Thanks for your comment -i have registered her at Gems and made enquiries at Brighton but felt until I actually got there I wasnt really taken too seriously. i am really understanding how hard it is going to be to get her in any where soon - but i will have to keep trying and be persistant I guess. she can stay in the uk for the time being but that is not great for us as a familyand I dont want her to get too used tothe situation.

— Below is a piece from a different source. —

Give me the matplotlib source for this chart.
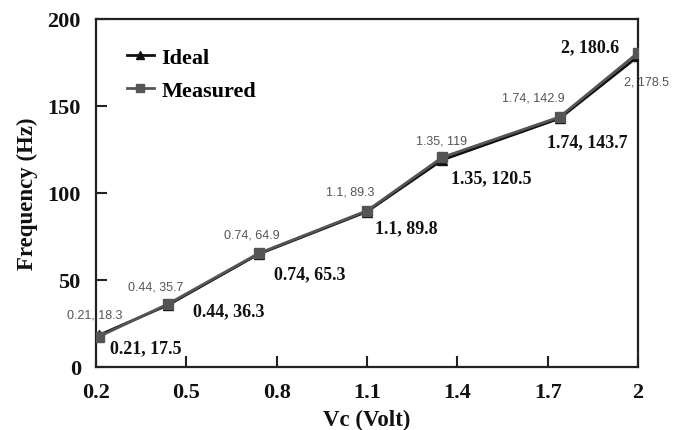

The sooner i can sort something the better. 

i am heading our there soon and want to get on with making our plans - looking for accomodation, trying to find a school, and generally getting a feel for my new home. my husband is working for Ethiad Rail and is based in Al Mirfa (a long way out I understand) but hopefully I can get around and get anfeel formthe place. i am really looking forward to the new adventure.


----------



## busybee2 (Aug 8, 2013)

right al mirfa is a long long way from ab dabs really. people will have kids over there but they arent really any international schools as such it would be the local ones. if you are looking at commuting from mirfa etc then you should look at off the island really as its a little closer. look at cambridge international and cambridge high school bisad in mbz and then you have the schs in kca and bcad etc. which gems as cambridge high sch and cambridge international are british and gems world academy is american. the 3 i would start off with would be the 2 cambridge ones and bisad. you dont have to be here to accept a place... it can all be done remotely but i would suspect they didnt take you seriously as they dont have places! places to live it would depend on your budget but look for a compound that way you can meet other kids etc.


----------



## twowheelsgood (Feb 21, 2013)

One of the chaps who joined my team brought 12 year old to Dubai. They were on holiday in Europe, and flew direct to Dubai arriving one evening and were in their new school the following day. They apparently love it and fitted straight in - especially the Arabic lessons 

They have been all over the Emirates already - the Sharjah Arabian Wildlife place, the beach, skiing, more beach etc. They love the bus to and from school with their mates and really don;t like Dad picking them up any more.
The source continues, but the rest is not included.